Moves to oust Enda Kenny as Fine Gael leader are on ice for the moment after the Taoiseach’s drubbing in recent days, where the smell of revolt was clearly in the air.
Mr Kenny came out fighting for his political future yesterday as a series of senior party figures took to the airwaves and put a sudden halt to talk of revolt.
For the moment, a somewhat forlorn Mr Kenny looks like he will make it to the finish line and escape unscathed for the summer when the Dáil rises in two weeks.
The insurrection is over before it even began. But who was it that marched Fine Gael TDs to the top of the hill in the last week in what looked like a co-ordinated attempt to topple Mr Kenny?
By yesterday afternoon, three Cabinet members had calmly played down any talk of a coup as they backed up their party leader.
A very magnanimous Education Minister Richard Bruton, who lost the last leadership challenge against Mr Kenny in 2010, told RTÉ’s Morning Ireland that now was not the time to “challenge the leadership”. Mr Kenny’s experience was needed in the post-Brexit talks, he said.
Foreign Affairs Minister Charlie Flanagan confirmed he had texted his party colleagues at the weekend warning that dissent could destabilise the Government.
“Now is not the time for change. Now is not the time for instability. Now is the time for everybody to work together,” he said.
— Irish Examiner (@irishexaminer) July 11, 2016
By yesterday afternoon, a third senior minister was holding the line, defending Mr Kenny.
Finance Minister Michael Noonan reiterated earlier remarks by his Cabinet colleagues that the minority Government was barely two months old.
“The party and the country are fortunate to have Enda Kenny as Taoiseach now,” Mr Noonan said in Brussels.

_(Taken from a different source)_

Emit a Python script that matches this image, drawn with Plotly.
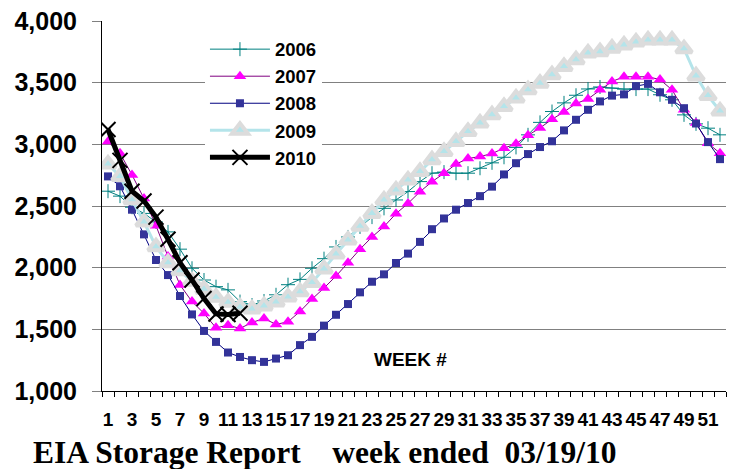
import plotly.graph_objects as go

weeks = [1, 2, 3, 4, 5, 6, 7, 8, 9, 10, 11, 12, 13, 14, 15, 16, 17, 18, 19, 20,
         21, 22, 23, 24, 25, 26, 27, 28, 29, 30, 31, 32, 33, 34, 35, 36, 37, 38, 39, 40,
         41, 42, 43, 44, 45, 46, 47, 48, 49, 50, 51, 52]

s2006 = [2620, 2580, 2490, 2440, 2370, 2290, 2150, 1995, 1900, 1846, 1820, 1725, 1697,
         1730, 1780, 1862, 1905, 1995, 2073, 2168, 2249, 2330, 2410, 2481, 2549, 2617,
         2698, 2766, 2775, 2766, 2766, 2806, 2850, 2895, 2975, 3077, 3178, 3266, 3336,
         3398, 3449, 3465, 3456, 3448, 3448, 3448, 3402, 3361, 3239, 3166, 3131, 3077]

s2007 = [3022, 2928, 2752, 2560, 2340, 2090, 1860, 1725, 1629, 1512, 1534, 1507, 1556,
         1588, 1540, 1561, 1645, 1745, 1835, 1932, 2040, 2150, 2249, 2333, 2438, 2521,
         2616, 2697, 2765, 2840, 2885, 2901, 2925, 2969, 3005, 3073, 3133, 3203, 3263,
         3331, 3368, 3442, 3510, 3548, 3548, 3548, 3525, 3442, 3280, 3172, 3009, 2928]

s2008 = [2740, 2660, 2470, 2270, 2062, 1940, 1770, 1621, 1487, 1398, 1312, 1276, 1250,
         1236, 1263, 1290, 1372, 1439, 1530, 1618, 1705, 1800, 1886, 1946, 2038, 2114,
         2209, 2312, 2399, 2470, 2524, 2580, 2657, 2756, 2847, 2921, 2978, 3025, 3113,
         3199, 3280, 3348, 3395, 3405, 3472, 3490, 3422, 3361, 3293, 3169, 3018, 2880]

s2009 = [2840, 2740, 2550, 2370, 2170, 2040, 1975, 1890, 1826, 1760, 1720, 1680, 1665,
         1690, 1722, 1762, 1805, 1880, 1990, 2110, 2225, 2335, 2440, 2549, 2630, 2711,
         2779, 2874, 2941, 3022, 3104, 3172, 3239, 3307, 3375, 3442, 3496, 3564, 3631,
         3686, 3740, 3750, 3780, 3805, 3830, 3845, 3845, 3845, 3775, 3555, 3395, 3270]

s2010 = [3120, 2870, 2620, 2540, 2410, 2230, 2040, 1900, 1750, 1625, 1620, 1630]

x_tick_vals = [1, 3, 5, 7, 9, 11, 13, 15, 17, 19, 21, 23, 25, 27, 29, 31, 33, 35, 37,
               39, 41, 43, 45, 47, 49, 51]
x_tick_text = [str(v) for v in x_tick_vals]
y_tick_vals = [1000, 1500, 2000, 2500, 3000, 3500, 4000]

SANS = "Arial, Liberation Sans, sans-serif"
SERIF = "Times New Roman, Liberation Serif, serif"

fig = go.Figure()
fig.add_trace(go.Scatter(
    x=weeks, y=s2006, name="2006", mode="lines+markers",
    line=dict(color="#008080", width=1),
    marker=dict(symbol="cross-thin", size=10, color="#008080",
                line=dict(color="#008080", width=1))))
fig.add_trace(go.Scatter(
    x=weeks, y=s2007, name="2007", mode="lines+markers",
    line=dict(color="#800080", width=1),
    marker=dict(symbol="triangle-up", size=11, color="#FF00FF",
                line=dict(width=0))))
fig.add_trace(go.Scatter(
    x=weeks, y=s2008, name="2008", mode="lines+markers",
    line=dict(color="#000080", width=1),
    marker=dict(symbol="square", size=8, color="#333399",
                line=dict(width=0))))
fig.add_trace(go.Scatter(
    x=weeks, y=s2009, name="2009", mode="lines+markers",
    line=dict(color="#B4E4EA", width=3),
    marker=dict(symbol="triangle-up", size=14, color="#B4E4EA",
                line=dict(color="#DCDCDC", width=4))))
fig.add_trace(go.Scatter(
    x=weeks[:len(s2010)], y=s2010, name="2010", mode="lines+markers",
    line=dict(color="#000000", width=5),
    marker=dict(symbol="x-thin", size=15, color="#000000",
                line=dict(color="#000000", width=2))))

fig.update_layout(
    width=734, height=469,
    margin=dict(l=102, r=8, t=21, b=78, autoexpand=False),
    paper_bgcolor="white", plot_bgcolor="white",
    font=dict(family=SANS, color="black"),
    showlegend=True,
    legend=dict(x=0.165, y=0.974, xanchor="left", yanchor="top",
                bgcolor="white", borderwidth=0, itemwidth=60,
                font=dict(family=SANS, size=18.5, color="black", weight="bold"),
                tracegroupgap=0),
    xaxis=dict(range=[0.5, 52.5], tickmode="array", tickvals=x_tick_vals,
               ticktext=x_tick_text, ticks="", showgrid=False, zeroline=False,
               showline=True, linecolor="black", linewidth=1,
               ticklabelstandoff=11, automargin=False,
               tickfont=dict(family=SANS, size=19, color="black", weight="bold"),
               minor=dict(tickmode="linear", tick0=0.5, dtick=1, ticks="outside",
                          ticklen=5, tickcolor="black", tickwidth=1, showgrid=False)),
    yaxis=dict(range=[1000, 4000], tickmode="array", tickvals=y_tick_vals,
               tickformat=",", showgrid=True, gridcolor="#808080", gridwidth=1,
               zeroline=False, showline=True, linecolor="black", linewidth=1,
               ticks="outside", ticklen=9, tickcolor="#808080",
               ticklabelstandoff=10, automargin=False,
               tickfont=dict(family=SANS, size=25, color="black", weight="bold")),
    annotations=[
        dict(text="WEEK #", xref="paper", yref="paper", x=0.433, y=0.084,
             xanchor="left", yanchor="middle", showarrow=False,
             font=dict(family=SANS, size=19, color="black", weight="bold")),
        dict(text="EIA Storage Report\u00a0\u00a0\u00a0\u00a0week ended\u00a0\u00a003/19/10",
             xref="paper", yref="paper", x=-0.114, y=-0.165,
             xanchor="left", yanchor="middle", showarrow=False,
             font=dict(family=SERIF, size=31.5, color="black", weight="bold")),
    ],
)

fig.write_html("out.html", config={"displayModeBar": False},
               post_script="document.body.style.margin='0px';document.body.style.overflow='hidden';")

The combined cavalry row-in behind Mr Kenny came after the Mayo man had earlier spoken in his home county and insisted he would not be stepping down anytime soon.
“My focus is entirely on the future,” he said. “And for those who might be interested, I will not be diverted from that task and that duty and that responsibility which is the mandate given to me by the people.”
That was that, then. The four-and-a-half-day mini- revolt by Fine Gael TDs was over. Phones of disgruntled backbenchers started to ring out and anyone who still picked up admitted their moves and proposed motion of no confidence in Mr Kenny were now being put on hold.
Were there any instigators leading the half-hearted heave, though?
Officially, those close to Social Protection Minister Leo Varadkar, who has the biggest support among voters to succeed Mr Kenny, maintain that he has had no hand or act in the statements coming from TDs demanding Mr Kenny set out how and when he should stand down as leader.
The outspoken minister, who admits he wants to be Fine Gael’s leader, has also been out speaking to the media regularly, and more than other senior figure in the last week. It is doubtful that Mr Varadkar marshalled the half a dozen or so TDs into openly taking down Mr Kenny.
But it would be unimaginable to think the Dublin West TD was not aware of the feelings of those TDs, especially after what was widely considered a disastrous week for Mr Kenny. Sources close to Mr Varadkar were also openly going out of their way to insist he would “not be part of any heave”.
This relates to the old adage that whoever wields the dagger seldom wears the crown. And for the moment, those knives — after being quickly drawn — have been quietly put away.